Everywhere I go, those people, and those vile things find me. Everywhere I battle the possibility of another relapse.

Drugs. Everywhere. And it's not as if it matters whether it is my drug of choice or not. Anything can send me right over the edge.

Spring break only lasted the span of one week. And I am so ashamed to admit, that I decided to "make the best of it" and "go all out". Why not? It was just one week. Fooling around with drugs once every great while isn't going to draw me right back in, is it?

So it went something like this:

Thursday - Somas, Vicodines, and Oxy
Friday - Beer, tons of Jager, and Oxy
Saturday - Soma and Oxy
Sunday - More Drinking
Monday - Heroin and Speed
Tuesday - Weed and Cocaine
Wednesday - More Speed
Thursday - Finally sober for a little bit
Friday - Lots and lots of beer, Vodka, and Jager
Saturday - Two Ecstasy pills
Sunday - More Jager
Monday - Dropped an Adoral

Okay.... Not gonna lie... I think my binge did spill out of Spring Break a little bit. But... It's Thursday now and I haven't done anything since Monday.

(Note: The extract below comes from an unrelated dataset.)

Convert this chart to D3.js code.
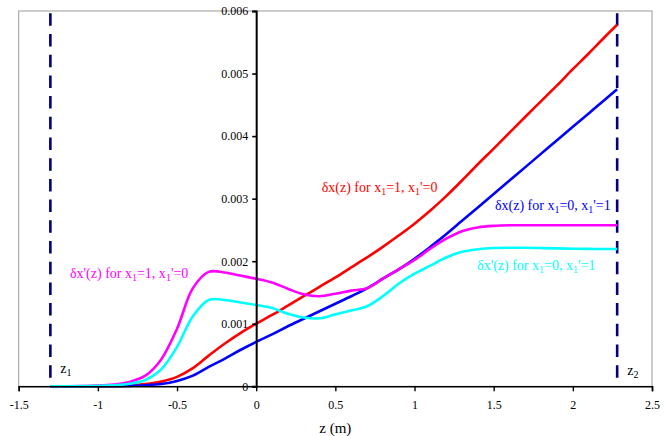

I don't want to relapse. I really really really don't want to relapse.
But... I don't know how much longer I want to stay sober.
I'm already spiraling. Why not just go all the way?

I need an escape. I need a fucking escape.

ERASED

In her eyes and smile
You've seen the beauty
Of a long and since
Forgotten ambiguity

And when the stars
Have ceased to shine
And the earth stops spinning
In response to altered time...

You make one last wish to see her face
And without warning she disappears
In an overwhelming plethora
Of empty space.

Forever
She and you
ERASED

Used and Abused

It isn't every day your mother calls you a pervert and a degenerate. It's not every day she tells you to go be the filthy spawn of Satan somewhere else.

I suppose she loves me. She must... After all; she gave birth to me. But, it doesn't work that way.

I'm a horrible person. Sometimes, I hate myself as well. I did this all for someone inconsistent. I hear the words, "I love you," but they don't share the meaning my words do when they leave my mouth. My love is strong and biased and desperate. My love is unwanted, unappreciated, and taken for granted.

I want to be used and abused. I want to be beaten and trampled upon.

I have earned exactly what I deserve. I am getting what I asked for.

Guess I'm a fucking idiot.

I'm homeless now. Loveless. Penniless. Depressed. Disoriented. And trapped.

I can't afford to commit suicide. I don't have insurance, nor the money for a funeral.

I think I will throw myself in a ditch. Hopefully the vultures and wild animals will devour my corpse and leave not a single trace of me. Nothing more to cause suffering amongst those I love.

Wednesday, March 3, 2010

Perhaps I can become accustomed to being used. It can't be that bad. One second with you is worth ten hours of misery and I benefit from every moment. I cherish you. I cherish anything you give me. Because it's better than being given nothing at all.

Pining. Longing. Yearning.

I'm learning...

To hate these words.

Monday, March 1, 2010

The game

I'm starting to think I'm just an experiment to you.
You're using me for sex. You're using me for attention.

I just... Don't understand you.

I gave you a chance to tell me. My question was something like this, "What do you want from me?" And your reply was simple and inconclusive, "I don't know."

Were you simply too ashamed to admit it? Were you afraid of my reaction?

Oh, what a foolish game you play. Don't forget that I'm the more practiced player... You're going to lose one way or the other.